As of November 2024, data from River shows that 62 publicly traded companies have adopted Bitcoin as a reserve asset, and this trend is only expected to grow.

Moreover, similar trends are gaining traction at the governmental level. Donald Trump, recently re-elected as U.S. President, pledged during his campaign to include Bitcoin among federal reserve assets. His administration appears committed to this initiative, considering the U.S. government currently holds about 213,246 BTC. Similar proposals are under consideration at the state level in the U.S., as well as in other countries like Brazil.
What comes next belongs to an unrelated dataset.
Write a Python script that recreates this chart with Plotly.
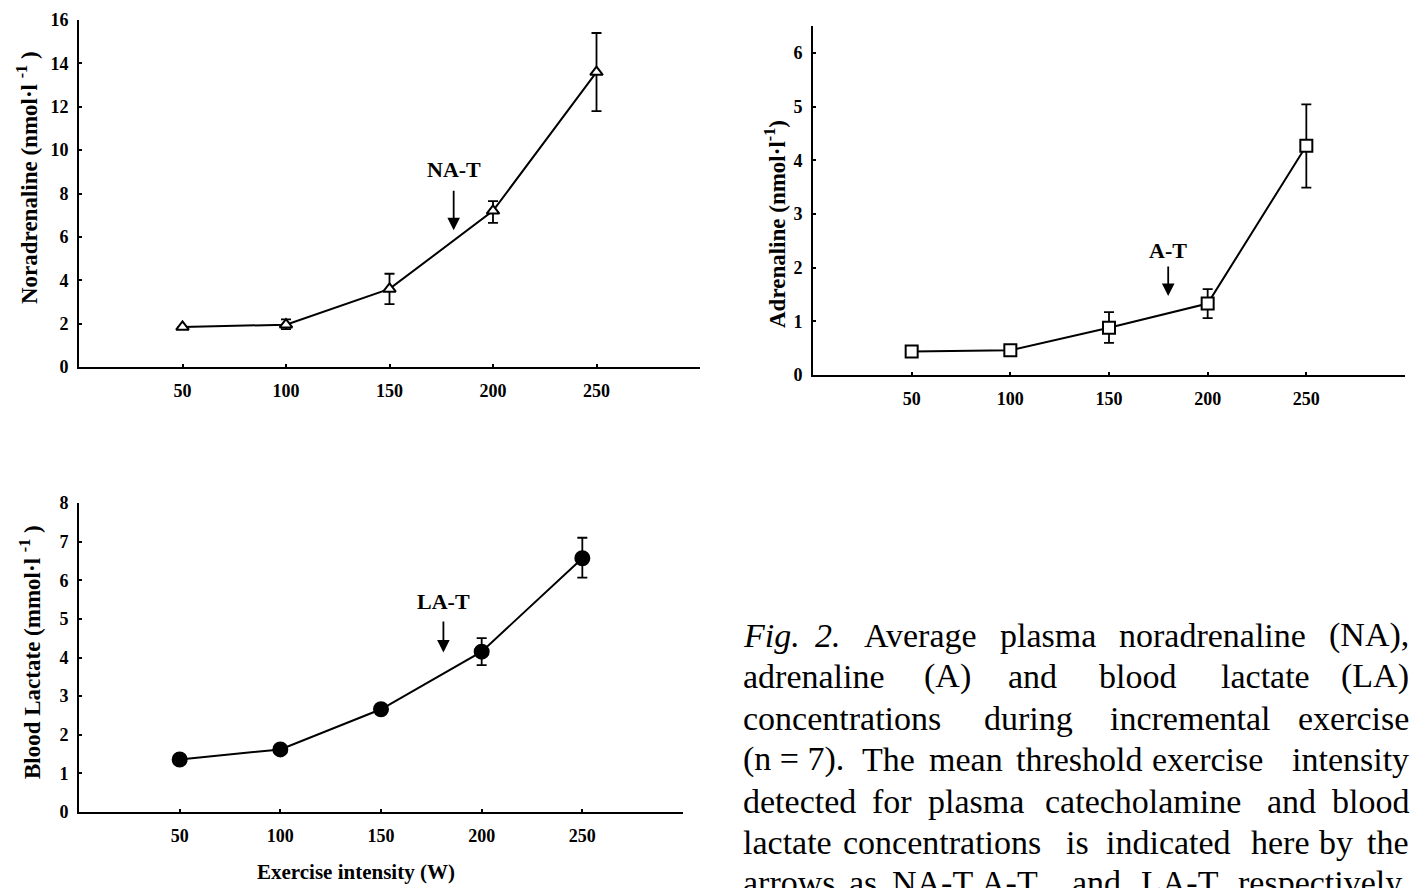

Meanwhile, El Salvador, a pioneer in this area, continues its successful policy, accumulating over 5,955 BTC.

It’s worth noting that spot Bitcoin ETFs now hold 5.54% of the total available BTC supply, according to SoSo Value, and this percentage continues to rise.

The trend is clear: demand for Bitcoin is growing across all market participants and will only increase. Meanwhile, its supply is decreasing, as holders are likely to sell only under extreme circumstances. However, the market for financial derivatives will expand, and the increasing scarcity of the underlying asset will consistently drive its price upward. Within the framework of the current global economic model, the growth potential of Bitcoin appears limitless, barring one of the rare catastrophic scenarios previously discussed by CP Media.

Note: All ideas described in this article are presented for informational purposes only. They are not intended as investment advice. The author does not encourage the sale or purchase of any assets and is not responsible for decisions based on the material’s information.